Ineptitude gives way to haplessness; gives way to hopelessness. The result is embarrassment which can be lived with and derision which can’t. Derision means no credibility and in turn no capacity to lead. The lack of faith and credibility is crippling. I argued that, no matter how new in the job, no Labour leader could remain if they lost out to the Tories in Scotland. The more popular view was it wasn’t her fault and she should remain to rebuild the support. But Labour is today stuck in the mid teens a full five points behind the bloody Tories! Many are to blame for Labour’s never-ending travails but it is beyond contradiction that Calamity Kez is making things worse with no prospect of improvement. It would be an act of mercy to find an escape route for her – and no doubt would aid her own sanity.


To look at Labour today, it’s as if four decades of my adult life never happened.

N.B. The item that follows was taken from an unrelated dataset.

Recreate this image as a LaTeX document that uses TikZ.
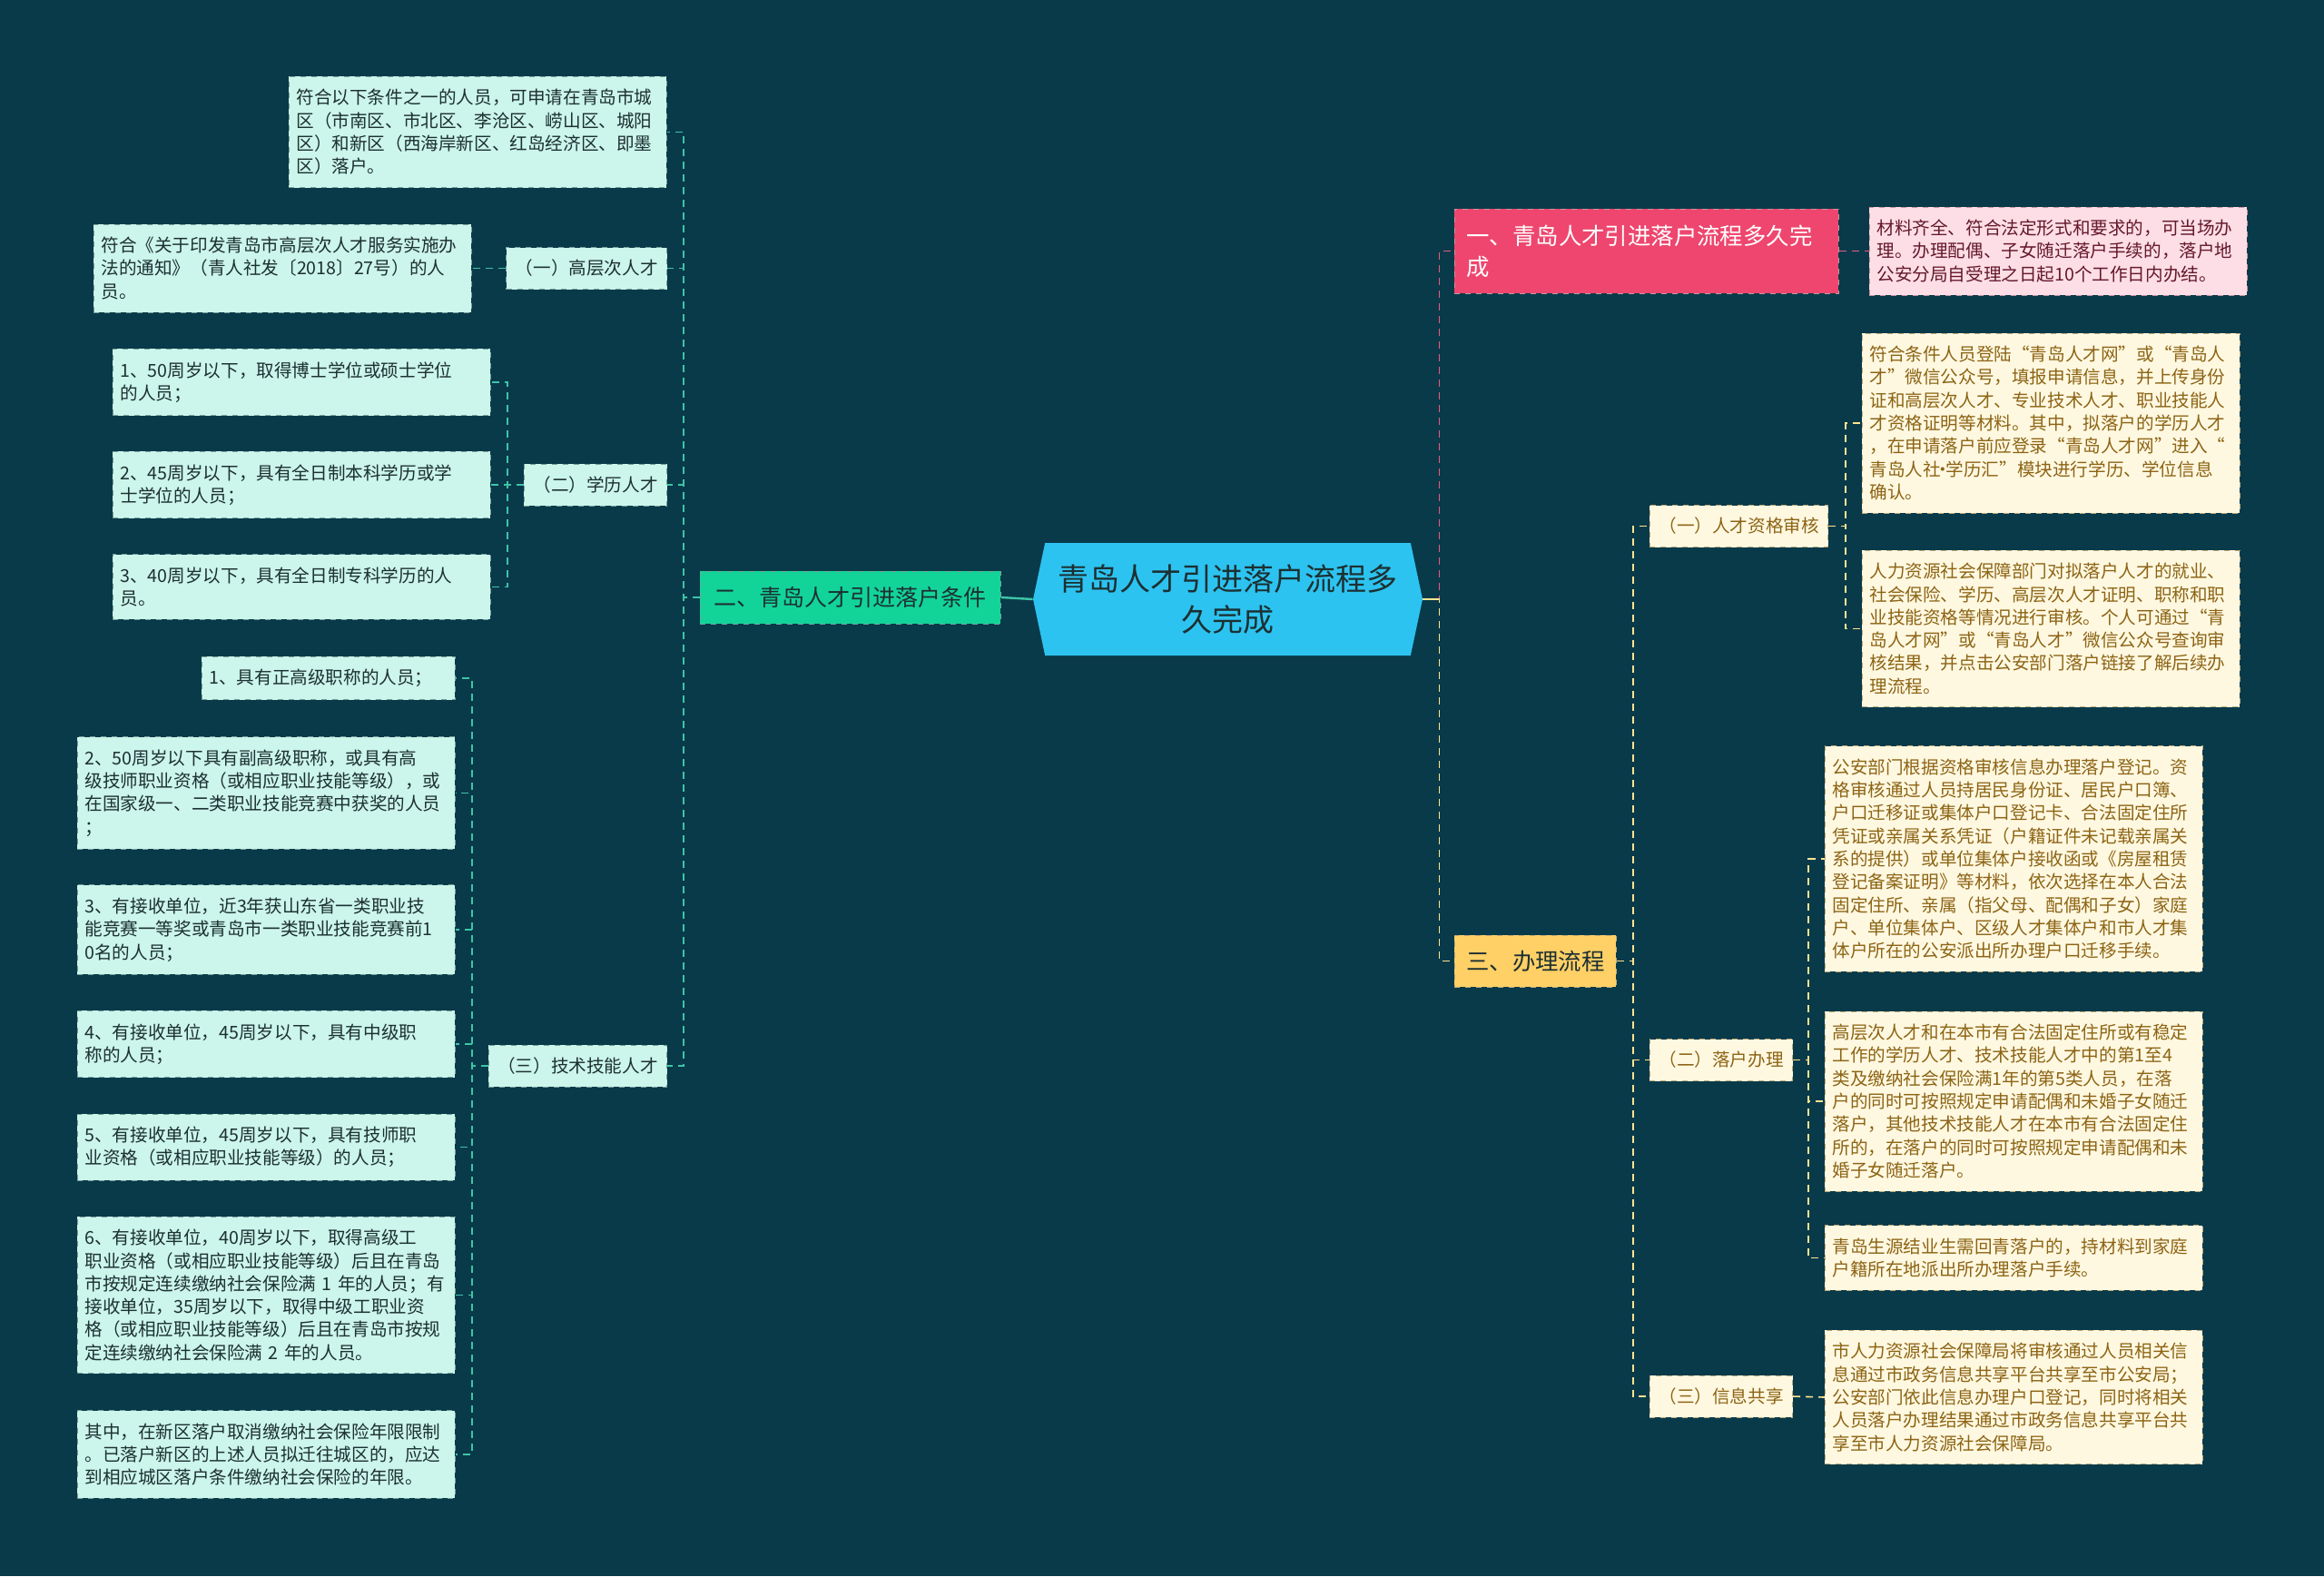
\documentclass[tikz,border=0pt]{standalone}
\usepackage{fontspec}
\setmainfont{Noto Sans CJK SC}
\usetikzlibrary{shapes.symbols}
\definecolor{BgClr}{RGB}{9,58,74}
\definecolor{TealFill}{RGB}{204,245,235}
\definecolor{TealEdge}{RGB}{120,160,155}
\definecolor{TealText}{RGB}{28,48,50}
\definecolor{TealLink}{RGB}{62,196,166}
\definecolor{CondClr}{RGB}{18,212,152}
\definecolor{RootClr}{RGB}{45,195,240}
\definecolor{TimeClr}{RGB}{238,70,110}
\definecolor{PinkFill}{RGB}{253,222,230}
\definecolor{PinkEdge}{RGB}{200,150,160}
\definecolor{PinkText}{RGB}{100,24,44}
\definecolor{PinkLink}{RGB}{232,90,132}
\definecolor{ProcClr}{RGB}{255,208,102}
\definecolor{CreamFill}{RGB}{255,248,225}
\definecolor{CreamEdge}{RGB}{190,170,120}
\definecolor{CreamText}{RGB}{140,100,20}
\definecolor{GoldLink}{RGB}{255,228,145}

\begin{document}
\begin{tikzpicture}[x=0.5pt,y=-0.5pt,
  every node/.style={font=\fontsize{9.8pt}{12.65pt}\selectfont},
  tealbox/.style={draw=TealEdge,dashed,fill=TealFill,text=TealText,align=left,
    text width=200pt,inner xsep=4pt,inner ysep=7pt,anchor=west},
  tealsub/.style={draw=TealEdge,dashed,fill=TealFill,text=TealText,
    inner xsep=5pt,minimum height=23pt,anchor=east},
  pinkbox/.style={draw=PinkEdge,dashed,fill=PinkFill,text=PinkText,align=left,
    text width=200pt,inner xsep=4pt,inner ysep=7pt,anchor=west},
  creambox/.style={draw=CreamEdge,dashed,fill=CreamFill,text=CreamText,align=left,
    text width=200pt,inner xsep=4pt,inner ysep=7pt,anchor=west},
  creamsub/.style={draw=CreamEdge,dashed,fill=CreamFill,text=CreamText,
    inner xsep=5pt,minimum height=23pt,anchor=west},
  tealline/.style={draw=TealLink,line width=0.8pt,dash pattern=on 4pt off 3pt},
  pinkline/.style={draw=PinkLink,line width=0.9pt,dash pattern=on 4pt off 3pt},
  goldline/.style={draw=GoldLink,line width=0.8pt,dash pattern=on 4pt off 3pt}]

\fill[BgClr] (0,0) rectangle (2560,1736);
\useasboundingbox (0,0) rectangle (2560,1736);

\node[signal,signal to=west and east,signal pointer angle=156,fill=RootClr,text=TealText,
  minimum width=214.5pt,minimum height=62pt,align=center,
  font=\fontsize{17pt}{22.5pt}\selectfont] (root) at (1352.5,660)
  {青岛人才引进落户流程多\\久完成};

% left branch
\node[draw=TealEdge,dashed,fill=CondClr,text=TealText,anchor=west,minimum width=165.5pt,
  minimum height=29pt,font=\fontsize{12.5pt}{15pt}\selectfont] (cond) at (771,658)
  {二、青岛人才引进落户条件};

\node[tealbox] (ltop) at (318,145.5) {符合以下条件之一的人员，可申请在青岛市城\\区（市南区、市北区、李沧区、崂山区、城阳\\区）和新区（西海岸新区、红岛经济区、即墨\\区）落户。};
\node[tealsub] (high) at (735,295.5) {（一）高层次人才};
\node[tealbox] (high1) at (103,295.5) {符合《关于印发青岛市高层次人才服务实施办\\法的通知》（青人社发〔2018〕27号）的人\\员。};
\node[tealsub] (edu) at (735,534) {（二）学历人才};
\node[tealbox] (edu1) at (124,421) {1、50周岁以下，取得博士学位或硕士学位\\的人员；};
\node[tealbox] (edu2) at (124,534) {2、45周岁以下，具有全日制本科学历或学\\士学位的人员；};
\node[tealbox] (edu3) at (124,646.5) {3、40周岁以下，具有全日制专科学历的人\\员。};
\node[tealsub] (tech) at (735,1174) {（三）技术技能人才};
\node[tealbox,text width=131.5pt] (tech1) at (222,747) {1、具有正高级职称的人员；};
\node[tealbox] (tech2) at (85,873.5) {2、50周岁以下具有副高级职称，或具有高\\级技师职业资格（或相应职业技能等级），或\\在国家级一、二类职业技能竞赛中获奖的人员\\；};
\node[tealbox] (tech3) at (85,1024) {3、有接收单位，近3年获山东省一类职业技\\能竞赛一等奖或青岛市一类职业技能竞赛前1\\0名的人员；};
\node[tealbox] (tech4) at (85,1150) {4、有接收单位，45周岁以下，具有中级职\\称的人员；};
\node[tealbox] (tech5) at (85,1263.5) {5、有接收单位，45周岁以下，具有技师职\\业资格（或相应职业技能等级）的人员；};
\node[tealbox] (tech6) at (85,1426.5) {6、有接收单位，40周岁以下，取得高级工\\职业资格（或相应职业技能等级）后且在青岛\\市按规定连续缴纳社会保险满 1 年的人员；有\\接收单位，35周岁以下，取得中级工职业资\\格（或相应职业技能等级）后且在青岛市按规\\定连续缴纳社会保险满 2 年的人员。};
\node[tealbox] (tech7) at (85,1602) {其中，在新区落户取消缴纳社会保险年限限制\\。已落户新区的上述人员拟迁往城区的，应达\\到相应城区落户条件缴纳社会保险的年限。};

% right branch
\node[draw=PinkEdge,dashed,fill=TimeClr,text=white,anchor=west,align=left,text width=198.5pt,
  inner xsep=6.5pt,minimum height=46.5pt,font=\fontsize{12.7pt}{17pt}\selectfont] (time) at (1602,276.5)
  {一、青岛人才引进落户流程多久完\\成};
\node[pinkbox] (time1) at (2059,276.5) {材料齐全、符合法定形式和要求的，可当场办\\理。办理配偶、子女随迁落户手续的，落户地\\公安分局自受理之日起10个工作日内办结。};

\node[draw=CreamEdge,dashed,fill=ProcClr,text=TealText,anchor=west,minimum width=89pt,
  minimum height=28.5pt,font=\fontsize{12.7pt}{15pt}\selectfont] (proc) at (1602,1058.5)
  {三、办理流程};
\node[creamsub] (review) at (1817,579.5) {（一）人才资格审核};
\node[creambox] (review1) at (2051,466) {符合条件人员登陆“青岛人才网”或“青岛人\\才”微信公众号，填报申请信息，并上传身份\\证和高层次人才、专业技术人才、职业技能人\\才资格证明等材料。其中，拟落户的学历人才\\，在申请落户前应登录“青岛人才网”进入“\\青岛人社\kern-0.35em·\kern-0.35em学历汇”模块进行学历、学位信息\\确认。};
\node[creambox] (review2) at (2051,692.5) {人力资源社会保障部门对拟落户人才的就业、\\社会保险、学历、高层次人才证明、职称和职\\业技能资格等情况进行审核。个人可通过“青\\岛人才网”或“青岛人才”微信公众号查询审\\核结果，并点击公安部门落户链接了解后续办\\理流程。};
\node[creamsub] (settle) at (1817,1167.5) {（二）落户办理};
\node[creambox] (settle1) at (2010,946) {公安部门根据资格审核信息办理落户登记。资\\格审核通过人员持居民身份证、居民户口簿、\\户口迁移证或集体户口登记卡、合法固定住所\\凭证或亲属关系凭证（户籍证件未记载亲属关\\系的提供）或单位集体户接收函或《房屋租赁\\登记备案证明》等材料，依次选择在本人合法\\固定住所、亲属（指父母、配偶和子女）家庭\\户、单位集体户、区级人才集体户和市人才集\\体户所在的公安派出所办理户口迁移手续。};
\node[creambox] (settle2) at (2010,1213) {高层次人才和在本市有合法固定住所或有稳定\\工作的学历人才、技术技能人才中的第1至4\\类及缴纳社会保险满1年的第5类人员，在落\\户的同时可按照规定申请配偶和未婚子女随迁\\落户，其他技术技能人才在本市有合法固定住\\所的，在落户的同时可按照规定申请配偶和未\\婚子女随迁落户。};
\node[creambox] (settle3) at (2010,1385.5) {青岛生源结业生需回青落户的，持材料到家庭\\户籍所在地派出所办理落户手续。};
\node[creamsub] (share) at (1817,1538) {（三）信息共享};
\node[creambox] (share1) at (2010,1539) {市人力资源社会保障局将审核通过人员相关信\\息通过市政务信息共享平台共享至市公安局；\\公安部门依此信息办理户口登记，同时将相关\\人员落户办理结果通过市政务信息共享平台共\\享至市人力资源社会保障局。};

% connectors
\draw[draw=TealLink,line width=1.2pt] (root.west) -- (cond.east);
\draw[tealline] (cond.west) -- ++(-18,0) |- (ltop.east);
\draw[tealline] (cond.west) -- ++(-18,0) |- (high.east);
\draw[tealline] (cond.west) -- ++(-18,0) |- (edu.east);
\draw[tealline] (cond.west) -- ++(-18,0) |- (tech.east);
\draw[tealline] (high.west) -- (high1.east);
\draw[tealline] (edu.west) -- ++(-18,0) |- (edu1.east);
\draw[tealline] (edu.west) -- ++(-18,0) |- (edu2.east);
\draw[tealline] (edu.west) -- ++(-18,0) |- (edu3.east);
\draw[tealline] (tech.west) -- ++(-18,0) |- (tech1.east);
\draw[tealline] (tech.west) -- ++(-18,0) |- (tech2.east);
\draw[tealline] (tech.west) -- ++(-18,0) |- (tech3.east);
\draw[tealline] (tech.west) -- ++(-18,0) |- (tech4.east);
\draw[tealline] (tech.west) -- ++(-18,0) |- (tech5.east);
\draw[tealline] (tech.west) -- ++(-18,0) |- (tech6.east);
\draw[tealline] (tech.west) -- ++(-18,0) |- (tech7.east);

\draw[pinkline] (root.east) -- ++(18,0) |- (time.west);
\draw[pinkline] (time.east) -- (time1.west);
\draw[goldline] (root.east) -- ++(18,0) |- (proc.west);
\draw[goldline] (proc.east) -- ++(18,0) |- (review.west);
\draw[goldline] (proc.east) -- ++(18,0) |- (settle.west);
\draw[goldline] (proc.east) -- ++(18,0) |- (share.west);
\draw[goldline] (review.east) -- ++(19,0) |- (review1.west);
\draw[goldline] (review.east) -- ++(19,0) |- (review2.west);
\draw[goldline] (settle.east) -- ++(17,0) |- (settle1.west);
\draw[goldline] (settle.east) -- ++(17,0) |- (settle2.west);
\draw[goldline] (settle.east) -- ++(17,0) |- (settle3.west);
\draw[goldline] (share.east) -- (share1.west);
\draw[draw=GoldLink,line width=1.2pt] (root.east) -- ++(18,0);

\end{tikzpicture}
\end{document}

Did I really swap bar room tales with John Reid and Helen Liddell…spend countless hours in tiny studios speaking to Donald Dewar…get barked at by John Smith…have party media types stop interviews mid-flow because ‘the minister had to go’…share a street stall with a young unpretentious Alistair Darling…get pushed aside by Alistair Campbell to let Blair go past??? Labour was the dominant force in the political landscape, built-in, unassailable and part of national life, its spokesmen known and respected. Nothing moved without Labour’s knowledge. It had aye been and it aye would.

Well, this isn’t coming back. Not under Jeremy. Not under Kezia. Labour as we have known it is being laid to rest. Its future is behind it.

Something will soldier on – a popular movement with energy but with limited public appeal, a tattered flag on an empty battlement.

I wish Jeremy luck. Politics needs to change and the Westminster clique broken up. In Scotland, it makes the nationalist ascendancy more secure and yet at the same time the plaintive voice of Labour defeat should send a shudder through all those who believe they are untouchable. Politics is a people’s game and people are fickle. It seems so far from possible now but voters know they can make and break both political parties and even, via Brexit, the system itself.